- WHAT IS ASKED: Return, exactly as written, the run of lines that begins at the line containing "Output the LaTeX" and ends at the line containing "(symm) at (8.303,3.30)". Nothing outside that run belongs in the answer.

---*---

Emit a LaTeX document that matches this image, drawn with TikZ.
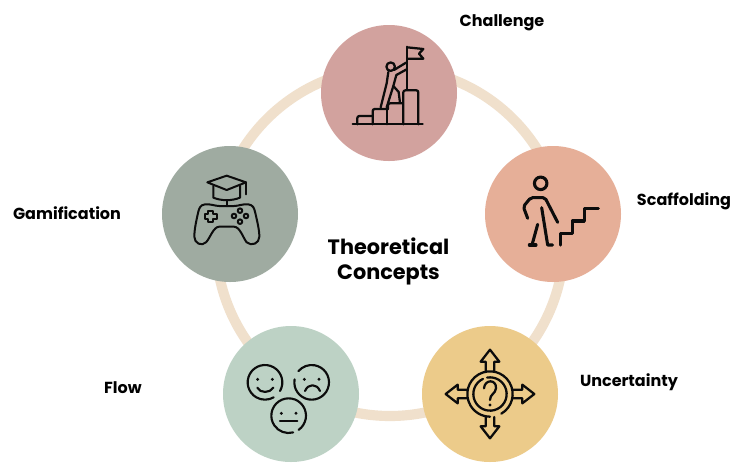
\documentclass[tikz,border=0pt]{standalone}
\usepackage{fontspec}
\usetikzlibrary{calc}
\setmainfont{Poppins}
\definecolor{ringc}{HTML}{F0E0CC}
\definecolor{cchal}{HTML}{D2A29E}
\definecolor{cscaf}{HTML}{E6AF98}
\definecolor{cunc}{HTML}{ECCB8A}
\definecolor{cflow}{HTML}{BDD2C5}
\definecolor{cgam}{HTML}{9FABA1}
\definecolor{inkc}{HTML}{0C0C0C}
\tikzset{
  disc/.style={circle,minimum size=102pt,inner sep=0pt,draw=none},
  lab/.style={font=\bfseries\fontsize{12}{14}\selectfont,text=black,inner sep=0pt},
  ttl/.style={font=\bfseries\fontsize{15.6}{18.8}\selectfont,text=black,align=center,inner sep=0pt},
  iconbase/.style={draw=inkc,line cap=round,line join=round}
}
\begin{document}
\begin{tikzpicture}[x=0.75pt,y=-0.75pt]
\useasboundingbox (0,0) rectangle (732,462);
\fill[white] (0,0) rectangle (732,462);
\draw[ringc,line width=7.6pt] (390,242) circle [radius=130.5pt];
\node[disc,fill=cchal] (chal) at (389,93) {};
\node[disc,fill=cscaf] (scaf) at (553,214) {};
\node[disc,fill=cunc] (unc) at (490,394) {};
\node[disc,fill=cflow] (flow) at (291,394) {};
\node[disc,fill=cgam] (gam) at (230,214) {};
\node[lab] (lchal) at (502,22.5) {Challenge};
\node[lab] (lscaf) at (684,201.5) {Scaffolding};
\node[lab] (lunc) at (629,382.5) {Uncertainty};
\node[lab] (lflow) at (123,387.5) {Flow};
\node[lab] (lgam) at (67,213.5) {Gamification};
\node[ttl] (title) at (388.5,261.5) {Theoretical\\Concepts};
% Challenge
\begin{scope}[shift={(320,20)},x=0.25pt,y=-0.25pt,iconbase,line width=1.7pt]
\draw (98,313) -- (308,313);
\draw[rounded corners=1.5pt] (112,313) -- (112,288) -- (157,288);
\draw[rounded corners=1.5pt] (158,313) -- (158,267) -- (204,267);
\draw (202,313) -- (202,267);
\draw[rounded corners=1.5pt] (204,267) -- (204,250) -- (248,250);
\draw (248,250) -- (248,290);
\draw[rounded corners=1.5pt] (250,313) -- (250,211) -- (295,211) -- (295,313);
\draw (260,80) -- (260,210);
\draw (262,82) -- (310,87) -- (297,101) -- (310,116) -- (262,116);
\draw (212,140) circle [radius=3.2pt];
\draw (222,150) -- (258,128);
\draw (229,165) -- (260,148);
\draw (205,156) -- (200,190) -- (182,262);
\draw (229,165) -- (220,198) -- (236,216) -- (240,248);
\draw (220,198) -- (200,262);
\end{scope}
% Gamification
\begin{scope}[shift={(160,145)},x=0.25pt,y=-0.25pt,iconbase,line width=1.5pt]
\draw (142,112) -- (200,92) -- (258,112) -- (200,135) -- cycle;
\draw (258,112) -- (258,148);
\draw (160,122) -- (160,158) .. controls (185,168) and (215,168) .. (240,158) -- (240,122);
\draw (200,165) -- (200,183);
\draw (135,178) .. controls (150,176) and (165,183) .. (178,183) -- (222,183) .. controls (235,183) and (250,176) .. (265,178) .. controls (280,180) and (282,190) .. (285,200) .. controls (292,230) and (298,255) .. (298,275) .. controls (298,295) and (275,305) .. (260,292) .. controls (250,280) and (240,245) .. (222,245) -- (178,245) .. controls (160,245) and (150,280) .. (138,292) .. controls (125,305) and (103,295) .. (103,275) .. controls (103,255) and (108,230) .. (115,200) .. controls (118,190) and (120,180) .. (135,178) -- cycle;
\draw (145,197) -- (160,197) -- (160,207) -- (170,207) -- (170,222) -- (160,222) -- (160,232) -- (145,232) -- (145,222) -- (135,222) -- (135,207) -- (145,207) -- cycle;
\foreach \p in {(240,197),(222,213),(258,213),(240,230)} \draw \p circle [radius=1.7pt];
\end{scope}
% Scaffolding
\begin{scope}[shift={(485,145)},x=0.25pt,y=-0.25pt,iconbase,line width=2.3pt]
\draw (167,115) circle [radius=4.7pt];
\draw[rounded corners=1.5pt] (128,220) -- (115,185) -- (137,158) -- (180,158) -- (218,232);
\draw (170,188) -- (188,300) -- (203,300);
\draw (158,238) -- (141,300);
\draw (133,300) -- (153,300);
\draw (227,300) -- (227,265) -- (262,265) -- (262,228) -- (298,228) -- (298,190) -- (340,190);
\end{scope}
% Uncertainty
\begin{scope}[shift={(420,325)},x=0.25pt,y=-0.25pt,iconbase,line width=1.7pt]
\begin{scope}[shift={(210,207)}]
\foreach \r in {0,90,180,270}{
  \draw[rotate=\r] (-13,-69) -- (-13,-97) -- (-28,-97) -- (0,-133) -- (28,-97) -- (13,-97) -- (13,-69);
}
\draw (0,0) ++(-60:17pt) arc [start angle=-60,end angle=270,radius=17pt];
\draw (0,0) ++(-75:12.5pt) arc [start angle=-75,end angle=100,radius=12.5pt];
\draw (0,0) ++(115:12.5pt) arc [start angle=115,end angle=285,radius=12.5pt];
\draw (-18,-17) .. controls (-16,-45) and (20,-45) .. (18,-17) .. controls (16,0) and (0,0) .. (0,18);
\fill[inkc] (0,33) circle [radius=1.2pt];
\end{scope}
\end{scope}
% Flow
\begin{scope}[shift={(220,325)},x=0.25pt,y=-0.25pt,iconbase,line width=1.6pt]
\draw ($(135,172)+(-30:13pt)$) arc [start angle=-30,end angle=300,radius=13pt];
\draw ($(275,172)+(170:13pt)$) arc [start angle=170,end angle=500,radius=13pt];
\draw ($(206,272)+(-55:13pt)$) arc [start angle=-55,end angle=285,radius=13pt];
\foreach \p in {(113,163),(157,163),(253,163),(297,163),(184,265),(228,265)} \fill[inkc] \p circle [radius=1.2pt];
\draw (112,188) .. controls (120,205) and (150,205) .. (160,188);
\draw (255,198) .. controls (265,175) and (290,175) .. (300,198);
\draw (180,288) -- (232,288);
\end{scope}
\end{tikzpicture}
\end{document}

---*---

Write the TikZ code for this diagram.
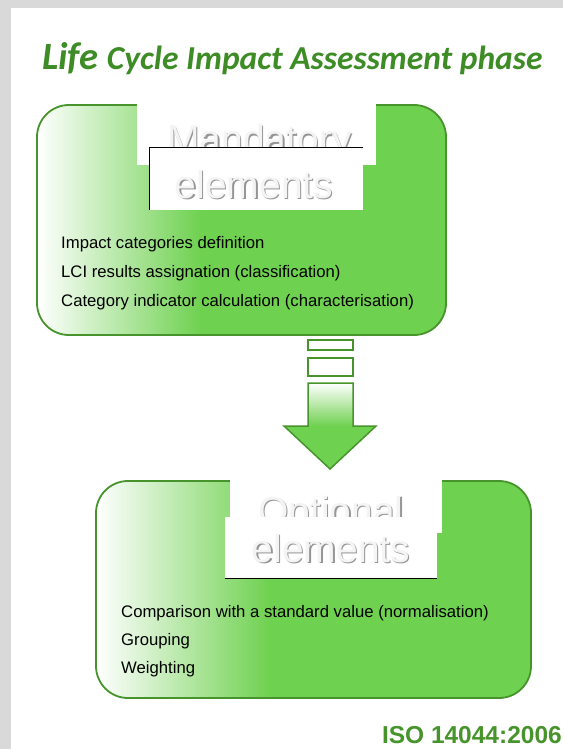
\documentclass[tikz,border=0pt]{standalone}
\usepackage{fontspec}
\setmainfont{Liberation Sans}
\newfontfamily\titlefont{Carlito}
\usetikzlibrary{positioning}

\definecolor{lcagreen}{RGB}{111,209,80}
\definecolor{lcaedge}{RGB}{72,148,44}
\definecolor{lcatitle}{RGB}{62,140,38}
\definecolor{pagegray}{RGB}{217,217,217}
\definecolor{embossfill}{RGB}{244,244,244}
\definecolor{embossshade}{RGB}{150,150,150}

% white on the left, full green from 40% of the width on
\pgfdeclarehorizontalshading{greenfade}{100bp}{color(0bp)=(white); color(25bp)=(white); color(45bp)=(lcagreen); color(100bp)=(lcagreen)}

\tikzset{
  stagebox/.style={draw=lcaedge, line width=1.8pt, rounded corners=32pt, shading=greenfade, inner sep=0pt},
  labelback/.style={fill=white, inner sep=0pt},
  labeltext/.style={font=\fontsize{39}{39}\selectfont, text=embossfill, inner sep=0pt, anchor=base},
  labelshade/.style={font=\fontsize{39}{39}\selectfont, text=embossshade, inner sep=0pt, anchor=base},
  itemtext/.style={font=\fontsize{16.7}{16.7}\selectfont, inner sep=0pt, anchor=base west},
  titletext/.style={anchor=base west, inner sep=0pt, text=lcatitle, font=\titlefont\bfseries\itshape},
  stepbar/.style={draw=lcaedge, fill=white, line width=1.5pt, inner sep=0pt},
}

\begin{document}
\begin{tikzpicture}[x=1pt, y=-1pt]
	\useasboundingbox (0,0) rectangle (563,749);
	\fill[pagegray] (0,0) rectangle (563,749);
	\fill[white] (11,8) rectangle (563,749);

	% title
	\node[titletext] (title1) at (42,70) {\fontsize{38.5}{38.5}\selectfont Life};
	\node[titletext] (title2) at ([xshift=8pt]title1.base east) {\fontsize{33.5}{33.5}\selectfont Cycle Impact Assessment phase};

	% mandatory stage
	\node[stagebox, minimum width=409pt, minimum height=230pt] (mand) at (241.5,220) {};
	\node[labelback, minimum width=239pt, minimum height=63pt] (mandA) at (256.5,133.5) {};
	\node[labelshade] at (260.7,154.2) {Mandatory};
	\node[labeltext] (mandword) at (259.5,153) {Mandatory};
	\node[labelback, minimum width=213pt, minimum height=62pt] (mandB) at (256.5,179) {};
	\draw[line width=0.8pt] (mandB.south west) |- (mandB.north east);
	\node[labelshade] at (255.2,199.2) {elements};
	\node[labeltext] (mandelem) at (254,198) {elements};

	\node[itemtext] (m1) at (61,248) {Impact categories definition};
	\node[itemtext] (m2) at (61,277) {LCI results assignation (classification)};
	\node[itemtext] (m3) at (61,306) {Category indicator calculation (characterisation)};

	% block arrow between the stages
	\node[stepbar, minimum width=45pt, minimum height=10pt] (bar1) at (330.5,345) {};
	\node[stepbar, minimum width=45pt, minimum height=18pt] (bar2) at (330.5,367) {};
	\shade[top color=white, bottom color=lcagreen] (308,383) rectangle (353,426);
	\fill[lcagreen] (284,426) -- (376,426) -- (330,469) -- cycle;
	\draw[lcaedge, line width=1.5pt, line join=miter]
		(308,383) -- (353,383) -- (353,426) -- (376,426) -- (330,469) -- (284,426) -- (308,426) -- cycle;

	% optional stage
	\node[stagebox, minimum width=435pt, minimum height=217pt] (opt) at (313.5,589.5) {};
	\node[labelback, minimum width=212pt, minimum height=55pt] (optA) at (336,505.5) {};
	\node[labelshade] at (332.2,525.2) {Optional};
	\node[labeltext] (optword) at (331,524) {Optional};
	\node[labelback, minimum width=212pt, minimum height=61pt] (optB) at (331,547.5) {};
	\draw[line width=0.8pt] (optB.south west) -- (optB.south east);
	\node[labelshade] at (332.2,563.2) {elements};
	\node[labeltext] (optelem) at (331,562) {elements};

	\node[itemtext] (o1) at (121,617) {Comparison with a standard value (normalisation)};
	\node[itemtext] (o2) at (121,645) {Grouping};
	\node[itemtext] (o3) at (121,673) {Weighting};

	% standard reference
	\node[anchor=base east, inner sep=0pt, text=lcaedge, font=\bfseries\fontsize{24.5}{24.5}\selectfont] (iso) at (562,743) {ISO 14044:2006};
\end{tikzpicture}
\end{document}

---*---

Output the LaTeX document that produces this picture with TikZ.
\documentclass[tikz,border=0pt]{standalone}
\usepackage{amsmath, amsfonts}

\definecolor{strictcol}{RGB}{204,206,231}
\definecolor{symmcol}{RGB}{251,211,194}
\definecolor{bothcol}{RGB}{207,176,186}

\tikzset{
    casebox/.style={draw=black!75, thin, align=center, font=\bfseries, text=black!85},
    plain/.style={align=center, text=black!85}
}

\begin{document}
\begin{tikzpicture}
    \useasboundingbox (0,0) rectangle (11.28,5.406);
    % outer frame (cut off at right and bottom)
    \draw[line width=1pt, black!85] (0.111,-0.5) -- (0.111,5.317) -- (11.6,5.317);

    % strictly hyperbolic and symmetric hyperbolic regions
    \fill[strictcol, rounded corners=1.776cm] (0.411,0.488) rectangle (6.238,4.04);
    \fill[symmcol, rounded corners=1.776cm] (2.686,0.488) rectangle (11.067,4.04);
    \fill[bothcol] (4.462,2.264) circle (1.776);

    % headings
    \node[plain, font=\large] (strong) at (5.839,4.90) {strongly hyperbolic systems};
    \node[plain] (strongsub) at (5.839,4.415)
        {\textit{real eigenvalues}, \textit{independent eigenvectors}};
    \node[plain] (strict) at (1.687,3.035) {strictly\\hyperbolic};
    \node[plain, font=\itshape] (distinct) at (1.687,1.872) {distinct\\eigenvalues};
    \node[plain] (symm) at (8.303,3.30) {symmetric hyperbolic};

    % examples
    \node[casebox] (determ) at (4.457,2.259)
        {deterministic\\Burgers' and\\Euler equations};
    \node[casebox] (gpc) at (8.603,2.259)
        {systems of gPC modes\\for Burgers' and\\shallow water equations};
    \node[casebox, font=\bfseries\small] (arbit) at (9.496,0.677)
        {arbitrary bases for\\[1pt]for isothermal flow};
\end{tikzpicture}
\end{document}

---*---

- RESULT:
Output the LaTeX document that produces this picture with TikZ.
\documentclass[tikz,border=0pt]{standalone}
\usepackage{amsmath, amsfonts}

\definecolor{strictcol}{RGB}{204,206,231}
\definecolor{symmcol}{RGB}{251,211,194}
\definecolor{bothcol}{RGB}{207,176,186}

\tikzset{
    casebox/.style={draw=black!75, thin, align=center, font=\bfseries, text=black!85},
    plain/.style={align=center, text=black!85}
}

\begin{document}
\begin{tikzpicture}
    \useasboundingbox (0,0) rectangle (11.28,5.406);
    % outer frame (cut off at right and bottom)
    \draw[line width=1pt, black!85] (0.111,-0.5) -- (0.111,5.317) -- (11.6,5.317);

    % strictly hyperbolic and symmetric hyperbolic regions
    \fill[strictcol, rounded corners=1.776cm] (0.411,0.488) rectangle (6.238,4.04);
    \fill[symmcol, rounded corners=1.776cm] (2.686,0.488) rectangle (11.067,4.04);
    \fill[bothcol] (4.462,2.264) circle (1.776);

    % headings
    \node[plain, font=\large] (strong) at (5.839,4.90) {strongly hyperbolic systems};
    \node[plain] (strongsub) at (5.839,4.415)
        {\textit{real eigenvalues}, \textit{independent eigenvectors}};
    \node[plain] (strict) at (1.687,3.035) {strictly\\hyperbolic};
    \node[plain, font=\itshape] (distinct) at (1.687,1.872) {distinct\\eigenvalues};
    \node[plain] (symm) at (8.303,3.30) {symmetric hyperbolic};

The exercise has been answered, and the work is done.